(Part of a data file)
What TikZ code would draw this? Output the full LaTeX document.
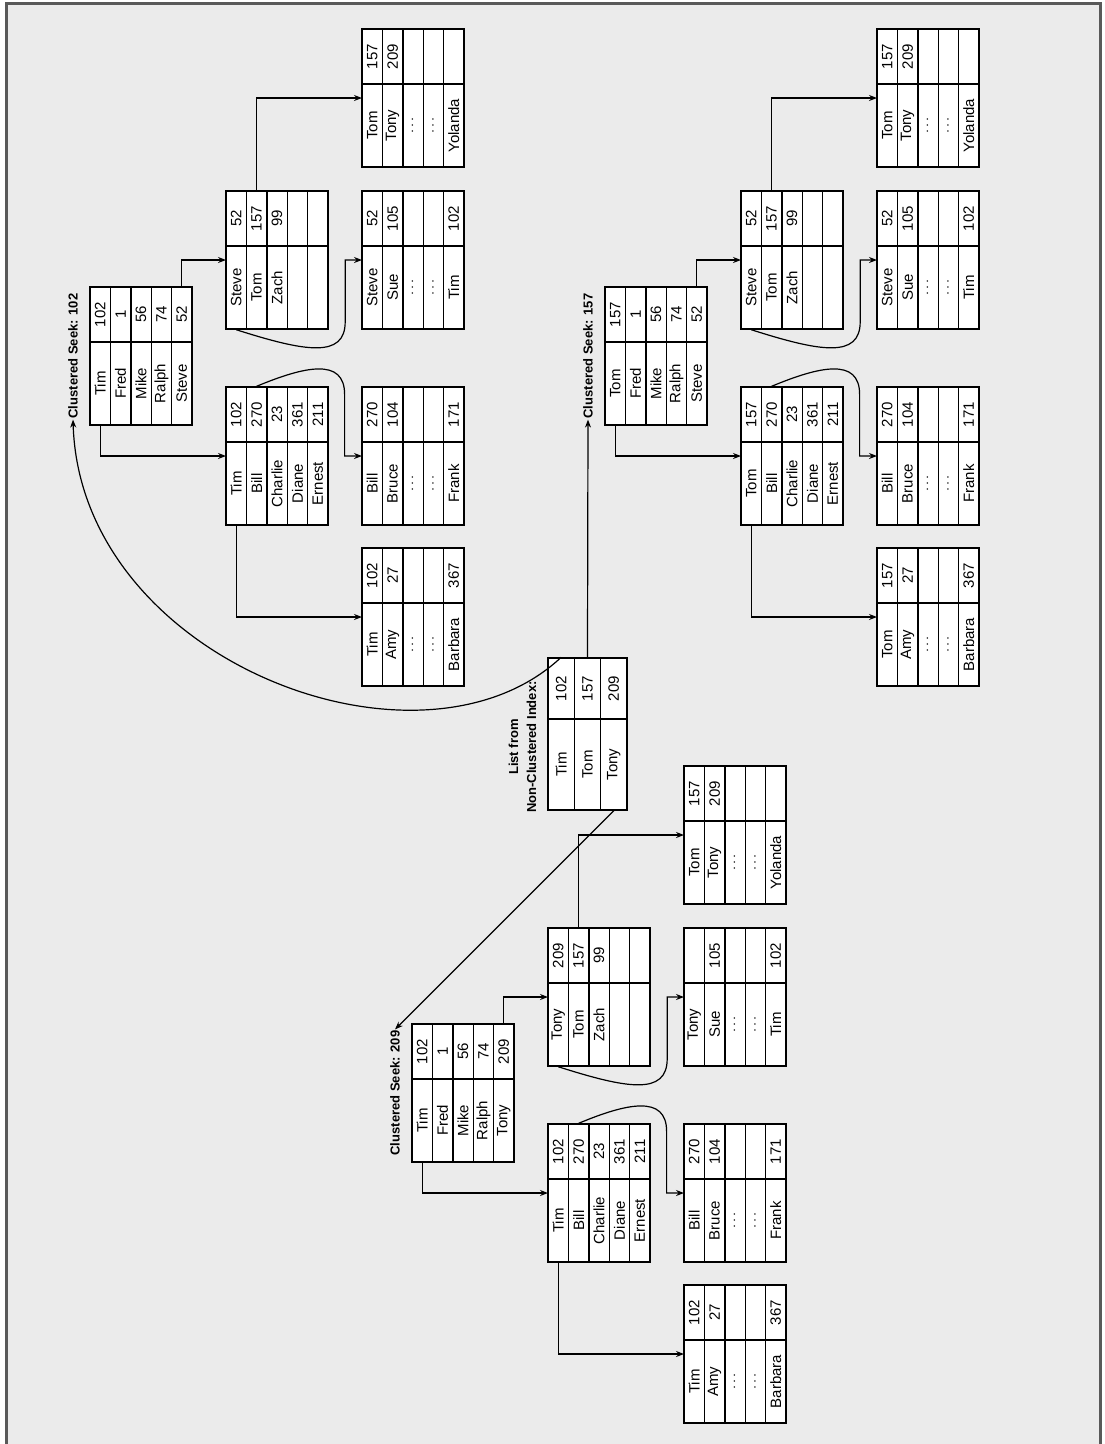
\documentclass[tikz,border=0pt]{standalone}
\usepackage{fontspec}
\setmainfont{Liberation Sans}
\usetikzlibrary{arrows.meta, calc}

\newcommand{\skipdots}{$\cdots$}

\tikzset{
  frame/.style={draw=black!65, line width=3pt, fill=black!8},
  cell/.style={draw, fill=white, rotate=90, inner sep=0pt, line width=1.4pt,
    minimum height=20.4pt, font=\fontsize{15}{17}\selectfont},
  namecell/.style={cell, minimum width=83pt},
  valcell/.style={cell, minimum width=55pt},
  listname/.style={cell, minimum height=26.33pt, minimum width=91pt},
  listval/.style={cell, minimum height=26.33pt, minimum width=61pt},
  seeklabel/.style={rotate=90, inner sep=1pt, font=\fontsize{13}{18}\selectfont\bfseries},
  listlabel/.style={seeklabel, align=center},
  link/.style={draw, line width=1.2pt, -{Stealth[length=8pt, width=6pt]}},
}

% one page of the tree: #1 name, #2/#3 left/top corner on the sheet, #4 rows
\newcommand{\pagetable}[4]{%
  \foreach \nm/\vl [count=\i] in {#4}{
    \node[namecell] (#1-n\i) at ({#2+20.4*\i-10.2},{#3+96.5}) {\nm};
    \node[valcell]  (#1-v\i) at ({#2+20.4*\i-10.2},{#3+27.5}) {\vl};
  }
  \coordinate (#1) at (#2,{#3+69});
}

\begin{document}
\begin{tikzpicture}[x=1pt, y=-1pt]
  % sheet and frame
  \useasboundingbox[fill=white] (0,0) rectangle (1105,1444);
  \draw[frame] (6,3) rectangle (1100,1447);

  % list from the non-clustered index
  \node[listlabel] (listlabel) at (522.5,747) {List from\\Non-Clustered Index:};
  \foreach \nm/\vl [count=\i] in {Tim/102, Tom/157, Tony/209}{
    \node[listname] (list-n\i) at ({548+26.33*\i-13.17},764.5) {\nm};
    \node[listval]  (list-v\i) at ({548+26.33*\i-13.17},688.5) {\vl};
  }

  % seek 102
  \begin{scope}
    \node[seeklabel] (a-seek) at (73,356) {Clustered Seek: 102};
    \pagetable{a-root}{90}{287}{Tim/102, Fred/1, Mike/56, Ralph/74, Steve/52}
    \pagetable{a-ia}{226}{387}{Tim/102, Bill/270, Charlie/23, Diane/361, Ernest/211}
    \pagetable{a-ib}{226}{191}{Steve/52, Tom/157, Zach/99, {}/{}, {}/{}}
    \pagetable{a-la}{362}{548}{Tim/102, Amy/27, \skipdots/{}, \skipdots/{}, Barbara/367}
    \pagetable{a-lb}{362}{387}{Bill/270, Bruce/104, \skipdots/{}, \skipdots/{}, Frank/171}
    \pagetable{a-lc}{362}{191}{Steve/52, Sue/105, \skipdots/{}, \skipdots/{}, Tim/102}
    \pagetable{a-ld}{362}{29}{Tom/157, Tony/209, \skipdots/{}, \skipdots/{}, Yolanda/{}}
  \end{scope}

  % seek 157
  \begin{scope}[shift={(515,0)}]
    \node[seeklabel] (b-seek) at (73,356) {Clustered Seek: 157};
    \pagetable{b-root}{90}{287}{Tom/157, Fred/1, Mike/56, Ralph/74, Steve/52}
    \pagetable{b-ia}{226}{387}{Tom/157, Bill/270, Charlie/23, Diane/361, Ernest/211}
    \pagetable{b-ib}{226}{191}{Steve/52, Tom/157, Zach/99, {}/{}, {}/{}}
    \pagetable{b-la}{362}{548}{Tom/157, Amy/27, \skipdots/{}, \skipdots/{}, Barbara/367}
    \pagetable{b-lb}{362}{387}{Bill/270, Bruce/104, \skipdots/{}, \skipdots/{}, Frank/171}
    \pagetable{b-lc}{362}{191}{Steve/52, Sue/105, \skipdots/{}, \skipdots/{}, Tim/102}
    \pagetable{b-ld}{362}{29}{Tom/157, Tony/209, \skipdots/{}, \skipdots/{}, Yolanda/{}}
  \end{scope}

  % seek 209
  \begin{scope}[shift={(322,737)}]
    \node[seeklabel] (c-seek) at (73,356) {Clustered Seek: 209};
    \pagetable{c-root}{90}{287}{Tim/102, Fred/1, Mike/56, Ralph/74, Tony/209}
    \pagetable{c-ia}{226}{387}{Tim/102, Bill/270, Charlie/23, Diane/361, Ernest/211}
    \pagetable{c-ib}{226}{191}{Tony/209, Tom/157, Zach/99, {}/{}, {}/{}}
    \pagetable{c-la}{362}{548}{Tim/102, Amy/27, \skipdots/{}, \skipdots/{}, Barbara/367}
    \pagetable{c-lb}{362}{387}{Bill/270, Bruce/104, \skipdots/{}, \skipdots/{}, Frank/171}
    \pagetable{c-lc}{362}{191}{Tony/{}, Sue/105, \skipdots/{}, \skipdots/{}, Tim/102}
    \pagetable{c-ld}{362}{29}{Tom/157, Tony/209, \skipdots/{}, \skipdots/{}, Yolanda/{}}
  \end{scope}

  % pointers inside each tree
  \foreach \t in {a,b,c}{
    \draw[link] (\t-root-n1.west) |- (\t-ia);
    \draw[link] (\t-root-v5.east) |- (\t-ib);
    \draw[link] (\t-ia-n1.west) |- (\t-la);
    \draw[link] (\t-ia-v2.east) .. controls +(48,-20) and +(0,-37) .. ++(88,8) |- (\t-lb);
    \draw[link] (\t-ib-n1.west) .. controls +(69,22) and +(0,37) .. ++(109,-8) |- (\t-lc);
    \draw[link] (\t-ib-v2.east) |- (\t-ld);
  }

  % from the list to the seeks
  \draw[link] (list-v1.east) .. controls +(-141,132) and +(7,241) .. (a-seek.west);
  \draw[link] (list-v2.east) -- (b-seek.west);
  \draw[link] (list-n3.west) -- (c-seek.east);
\end{tikzpicture}
\end{document}
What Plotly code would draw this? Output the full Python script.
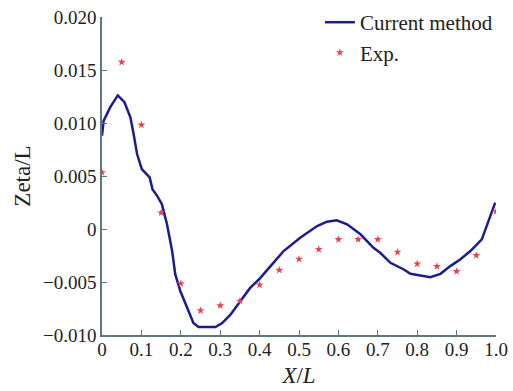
import plotly.graph_objects as go

# Computed line (Current method)
line_x = [0.0, 0.004, 0.021, 0.040, 0.057, 0.072, 0.080, 0.089, 0.101, 0.121, 0.128, 0.140,
          0.152, 0.165, 0.178, 0.186, 0.199, 0.216, 0.232, 0.245, 0.288, 0.305, 0.326, 0.351,
          0.376, 0.402, 0.427, 0.461, 0.503, 0.546, 0.571, 0.596, 0.622, 0.656, 0.689, 0.706,
          0.732, 0.766, 0.783, 0.808, 0.833, 0.859, 0.884, 0.909, 0.935, 0.964, 0.981, 0.998]
line_y = [0.0088, 0.0102, 0.0115, 0.0126, 0.01196, 0.01054, 0.0090, 0.00707, 0.00565, 0.00486,
          0.00376, 0.00313, 0.00234, 0.00045, -0.00208, -0.00429, -0.00587, -0.00745, -0.00887,
          -0.00925, -0.00925, -0.00887, -0.00808, -0.00682, -0.00556, -0.00461, -0.0035, -0.00208,
          -0.00082, 0.00028, 0.00069, 0.00082, 0.00044, -0.0005, -0.00177, -0.00224, -0.00319,
          -0.00382, -0.00423, -0.00436, -0.00455, -0.00423, -0.0035, -0.00287, -0.00208, -0.00098,
          0.00076, 0.00249]

# Experimental points
exp_x = [0.0, 0.05, 0.1, 0.15, 0.2, 0.25, 0.3, 0.35, 0.4, 0.45, 0.5, 0.55, 0.6, 0.65, 0.7,
         0.75, 0.8, 0.85, 0.9, 0.95, 1.0]
exp_y = [0.00533, 0.01575, 0.00982, 0.00154, -0.00514, -0.0077, -0.00723, -0.00679, -0.00527,
         -0.00388, -0.00284, -0.00192, -0.00098, -0.00098, -0.00098, -0.00218, -0.00329,
         -0.00353, -0.0040, -0.00249, 0.00164]

x_tickvals = [0, 0.1, 0.2, 0.3, 0.4, 0.5, 0.6, 0.7, 0.8, 0.9, 1.0]
x_ticktext = ["0", "0.1", "0.2", "0.3", "0.4", "0.5", "0.6", "0.7", "0.8", "0.9", "1.0"]
y_tickvals = [-0.010, -0.005, 0, 0.005, 0.010, 0.015, 0.020]
y_ticktext = ["\u22120.010", "\u22120.005", "0", "0.005", "0.010", "0.015", "0.020"]

axis_color = "#5b7b7b"
font = dict(family="Liberation Serif, Times New Roman, serif", size=19, color="#222222")

fig = go.Figure()
fig.add_trace(go.Scatter(x=line_x, y=line_y, mode="lines", name="Current method",
                         line=dict(color="#1c1c8e", width=2.5)))
fig.add_trace(go.Scatter(x=exp_x, y=exp_y, mode="markers", name="Exp.",
                         marker=dict(symbol="star", size=6, color="#e8404c")))

fig.update_layout(
    width=513, height=391,
    margin=dict(l=102, r=17, t=17, b=56, autoexpand=False),
    paper_bgcolor="white", plot_bgcolor="white",
    font=font,
    showlegend=True,
    legend=dict(x=0.553, y=1.047, xanchor="left", yanchor="top",
                bgcolor="rgba(0,0,0,0)", font=dict(size=21), tracegroupgap=0,
                itemwidth=30),
    xaxis=dict(range=[0, 1.0], tickvals=x_tickvals, ticktext=x_ticktext,
               showgrid=False, zeroline=False, showline=True, linecolor=axis_color,
               linewidth=1.5, ticks="inside", ticklen=5, tickcolor=axis_color,
               automargin=False, ticklabelstandoff=-4,
               title=dict(text="<i>X</i>/<i>L</i>", standoff=8)),
    yaxis=dict(range=[-0.010, 0.020], tickvals=y_tickvals, ticktext=y_ticktext,
               showgrid=False, zeroline=False, showline=True, linecolor=axis_color,
               linewidth=1.5, ticks="inside", ticklen=5, tickcolor=axis_color,
               automargin=False,
               title=dict(text="Zeta/L", standoff=6)),
)

fig.write_html("out.html")
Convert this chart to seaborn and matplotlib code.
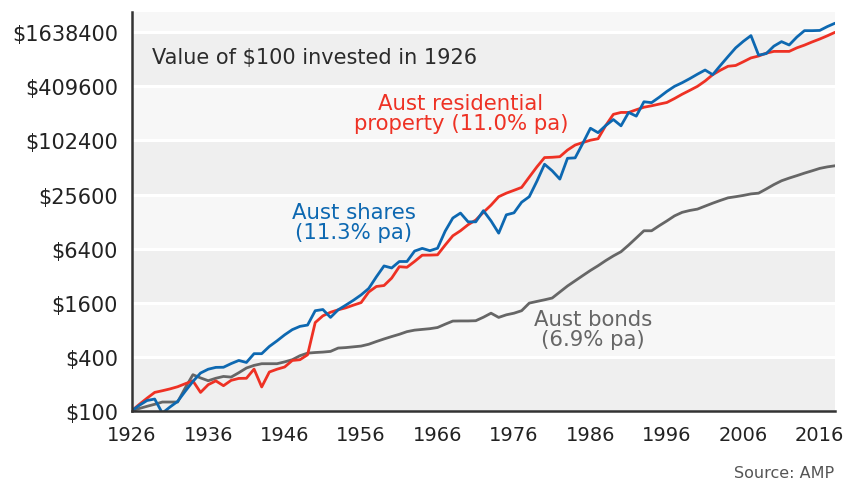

• Required work:
Reproduce the material above from its first line through the line containing "(6,3) rectangle (1100,1447);", both ends included, and skip every picture.

• Exercise output:
What TikZ code would draw this? Output the full LaTeX document.
\documentclass[tikz,border=0pt]{standalone}
\usepackage{fontspec}
\setmainfont{Liberation Sans}
\usetikzlibrary{arrows.meta, calc}

\newcommand{\skipdots}{$\cdots$}

\tikzset{
  frame/.style={draw=black!65, line width=3pt, fill=black!8},
  cell/.style={draw, fill=white, rotate=90, inner sep=0pt, line width=1.4pt,
    minimum height=20.4pt, font=\fontsize{15}{17}\selectfont},
  namecell/.style={cell, minimum width=83pt},
  valcell/.style={cell, minimum width=55pt},
  listname/.style={cell, minimum height=26.33pt, minimum width=91pt},
  listval/.style={cell, minimum height=26.33pt, minimum width=61pt},
  seeklabel/.style={rotate=90, inner sep=1pt, font=\fontsize{13}{18}\selectfont\bfseries},
  listlabel/.style={seeklabel, align=center},
  link/.style={draw, line width=1.2pt, -{Stealth[length=8pt, width=6pt]}},
}

% one page of the tree: #1 name, #2/#3 left/top corner on the sheet, #4 rows
\newcommand{\pagetable}[4]{%
  \foreach \nm/\vl [count=\i] in {#4}{
    \node[namecell] (#1-n\i) at ({#2+20.4*\i-10.2},{#3+96.5}) {\nm};
    \node[valcell]  (#1-v\i) at ({#2+20.4*\i-10.2},{#3+27.5}) {\vl};
  }
  \coordinate (#1) at (#2,{#3+69});
}

\begin{document}
\begin{tikzpicture}[x=1pt, y=-1pt]
  % sheet and frame
  \useasboundingbox[fill=white] (0,0) rectangle (1105,1444);
  \draw[frame] (6,3) rectangle (1100,1447);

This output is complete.